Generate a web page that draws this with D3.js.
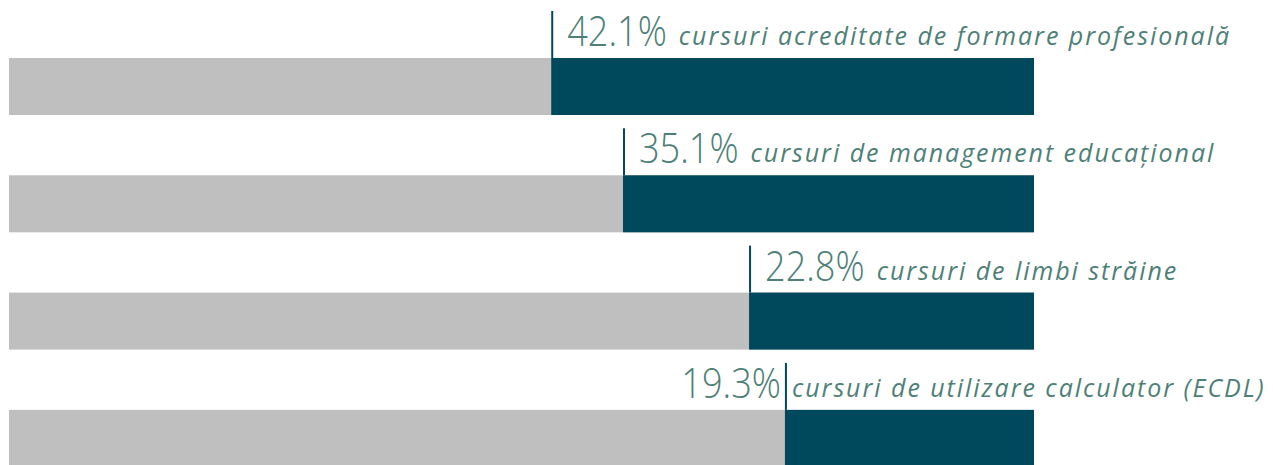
<!DOCTYPE html>
<html>
<head>
<meta charset="utf-8">
<script src="https://cdn.jsdelivr.net/npm/d3@7"></script>
<style>
  body { margin: 0; background: #fff; }
</style>
</head>
<body>
<div id="chart"></div>
<script>
var categories = [
  "cursuri acreditate de formare profesională",
  "cursuri de management educațional",
  "cursuri de limbi străine",
  "cursuri de utilizare calculator (ECDL)"
];
var values = [42.1, 35.1, 22.8, 19.3];
var valueLabels = ["42.1%", "35.1%", "22.8%", "19.3%"];

var width = 1273, height = 465;
var svg = d3.select("#chart").append("svg")
  .attr("width", width).attr("height", height);

// bars grow from the right edge
var x = d3.scaleLinear().domain([95, -5]).range([9, 1034]);
var y = d3.scaleBand().domain(categories).range([58, 466.9]).paddingInner(0.514).paddingOuter(0);

var rows = svg.selectAll("g.row").data(categories).enter().append("g").attr("class", "row");

// gray background track
rows.append("rect")
  .attr("x", x(95)).attr("y", function(d) { return y(d); })
  .attr("width", x(-5) - x(95)).attr("height", y.bandwidth())
  .attr("fill", "#bfbfbf");

// value part
rows.append("rect")
  .attr("x", function(d, i) { return x(values[i]); })
  .attr("y", function(d) { return y(d); })
  .attr("width", function(d, i) { return x(-5) - x(values[i]); })
  .attr("height", y.bandwidth())
  .attr("fill", "#00485b");

// marker line
rows.append("line")
  .attr("x1", function(d, i) { return x(values[i]) + 1; })
  .attr("x2", function(d, i) { return x(values[i]) + 1; })
  .attr("y1", function(d) { return y(d) - 47; })
  .attr("y2", function(d) { return y(d); })
  .attr("stroke", "#00485b").attr("stroke-width", 2);

var sx = 0.86; // squeeze the big numbers horizontally
var last = categories.length - 1;
rows.each(function(d, i) {
  var g = d3.select(this);
  var lx = x(values[i]) + 1;
  var base = y(d) - 12;
  var pct = g.append("text")
    .attr("y", base)
    .attr("fill", "#4e8077")
    .style("font-family", "'Open Sans', sans-serif")
    .style("font-weight", 300)
    .style("font-size", "42px")
    .text(valueLabels[i]);
  var lab = g.append("text")
    .attr("y", base - 1)
    .attr("fill", "#4e8077")
    .style("font-family", "'Open Sans', sans-serif")
    .style("font-style", "italic")
    .style("font-size", "25px")
    .style("letter-spacing", "1.95px")
    .text(d);
  var w = pct.node().getComputedTextLength() * sx;
  var px;
  if (i === last) {
    px = lx - 5 - w;
    lab.attr("x", lx + 6);
  } else {
    px = lx + 15;
    lab.attr("x", px + w + 12);
  }
  pct.attr("transform", "translate(" + px + ",0) scale(" + sx + ",1)");
});
</script>
</body>
</html>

**What is expected:**
Which lines contain "this"? Copy each of them.

**Final result:**
Generate a web page that draws this with D3.js.
  var g = d3.select(this);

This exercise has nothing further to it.